Sometimes new things are hard, like tights. Too snug, ill fitting, awkward and slightly judgmental.
And also, they are godammn tights. And are a total jerk.
Cue enormous deep soul sigh and pause….. Let me pause for truth. Eleanor was born last year and with her I felt such a shift in my life. And I attempted so many changes. I lost a lot of weight. I ran a ton. I felt great.
Everything relapsed around Christmas. And I was just so disappointed. In myself, in my focus, pretty much in my soul. I have been struggling since then, just so much, mentally and physically.
I have been trying tremendously to shift my writing focus away from my personal life. Less ‘parenting-general’ and more anything but that. However, life is the greatest inspiration and provides too much ridiculousness. Plus at my heart, I am nothing but a giant drama queen. Married to an epic drama soul, currently teaching some drama to my wee ones.

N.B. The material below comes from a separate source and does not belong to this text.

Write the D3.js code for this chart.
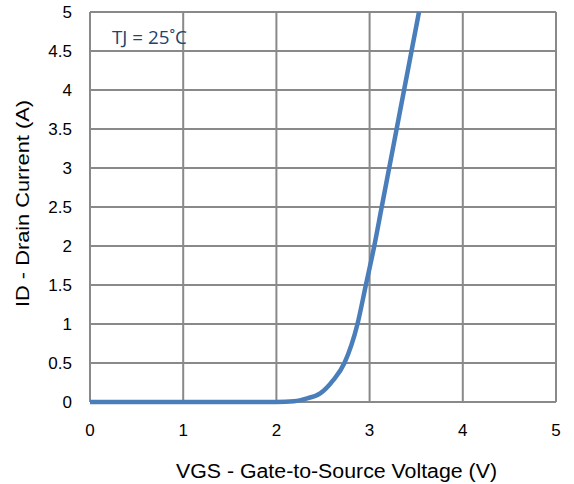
<!DOCTYPE html>
<html><head><meta charset="utf-8">
<script src="https://cdn.jsdelivr.net/npm/d3@7"></script>
<style>body{margin:0;background:#fff}</style>
</head><body>
<svg id="c" width="574" height="484"></svg>
<script>
const vgs = [0, 1.0, 2.0, 2.19, 2.33, 2.47, 2.61, 2.73, 2.87, 2.96, 3.05, 3.13, 3.21, 3.29, 3.37, 3.45, 3.53];
const idA = [0, 0, 0, 0.01, 0.047, 0.11, 0.28, 0.5, 1.0, 1.5, 2.0, 2.5, 3.0, 3.5, 4.0, 4.5, 5.0];
const xTicks = [0, 1, 2, 3, 4, 5];
const yTicks = [0, 0.5, 1, 1.5, 2, 2.5, 3, 3.5, 4, 4.5, 5];
const xTitle = "VGS - Gate-to-Source Voltage (V)";
const yTitle = "ID - Drain Current (A)";
const note = "TJ = 25˚C";

const svg = d3.select("#c");
const L = 90, R = 556, T = 12, B = 402;
const x = d3.scaleLinear().domain([0, 5]).range([L, R]);
const y = d3.scaleLinear().domain([0, 5]).range([B, T]);

const g = svg.append("g");
g.selectAll(".vg").data(xTicks).join("line")
  .attr("x1", d => x(d)).attr("x2", d => x(d)).attr("y1", T).attr("y2", B)
  .attr("stroke", "#898989").attr("stroke-width", 2);
g.selectAll(".hg").data(yTicks).join("line")
  .attr("x1", L).attr("x2", R).attr("y1", d => y(d)).attr("y2", d => y(d))
  .attr("stroke", "#898989").attr("stroke-width", 2);

const font = "'Liberation Sans', Arial, sans-serif";
svg.selectAll(".xt").data(xTicks).join("text")
  .attr("x", d => x(d)).attr("y", 436).attr("text-anchor", "middle")
  .attr("font-family", font).attr("font-size", 17).attr("fill", "#000")
  .text(d => d);
svg.selectAll(".yt").data(yTicks).join("text")
  .attr("x", 72).attr("y", d => y(d) + 6).attr("text-anchor", "end")
  .attr("font-family", font).attr("font-size", 17).attr("fill", "#000")
  .text(d => d);

svg.append("text").attr("x", 176).attr("y", 478)
  .attr("textLength", 321).attr("lengthAdjust", "spacingAndGlyphs")
  .attr("font-family", font).attr("font-size", 19.5).text(xTitle);
svg.append("text").attr("transform", "translate(28.5,307) rotate(-90)")
  .attr("textLength", 207).attr("lengthAdjust", "spacingAndGlyphs")
  .attr("font-family", font).attr("font-size", 18).text(yTitle);

const pts = vgs.map((v, i) => [v, idA[i]]);
const line = d3.line().x(d => x(d[0])).y(d => y(d[1])).curve(d3.curveMonotoneX);
svg.append("path").datum(pts).attr("d", line)
  .attr("fill", "none").attr("stroke", "#4a7ebb").attr("stroke-width", 4.5)
  .attr("stroke-linecap", "butt");

svg.append("text").attr("x", 112).attr("y", 44)
  .attr("textLength", 75).attr("lengthAdjust", "spacingAndGlyphs")
  .attr("font-family", "'Open Sans', 'Noto Sans', sans-serif").attr("font-size", 18)
  .attr("fill", "#25426a").text(note);
</script>
</body></html>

And all this made me realize that I pretty much don’t need a specific focus. I don’t need to categorize myself, which is what I have been trying to do. In my attempt to lean away from my own heart, I have essentially been stifling my creativity. Which sucks man. SUCKS.
Probably you don’t care as much about my realization as I do, but whatevs bitches. See that? I can throw out some teenager slang and a cuss word like no ones business. Which makes me feel old and sound whiter than all the white people ever. But whatevs! I’m cool yo… (I’m not actually)
Mostly awkward. But adorable. And quirky. And sweet. And lovely. And pretty raunchy. And a dance party parent. With a really dirty mind. Who needs weekend wine, and loves eighties movies. And wants to write a book. And is tired of being so concerned with what others think… And no longer really gives a shit if you are reading this or not. (But you are, right? Because you love me?)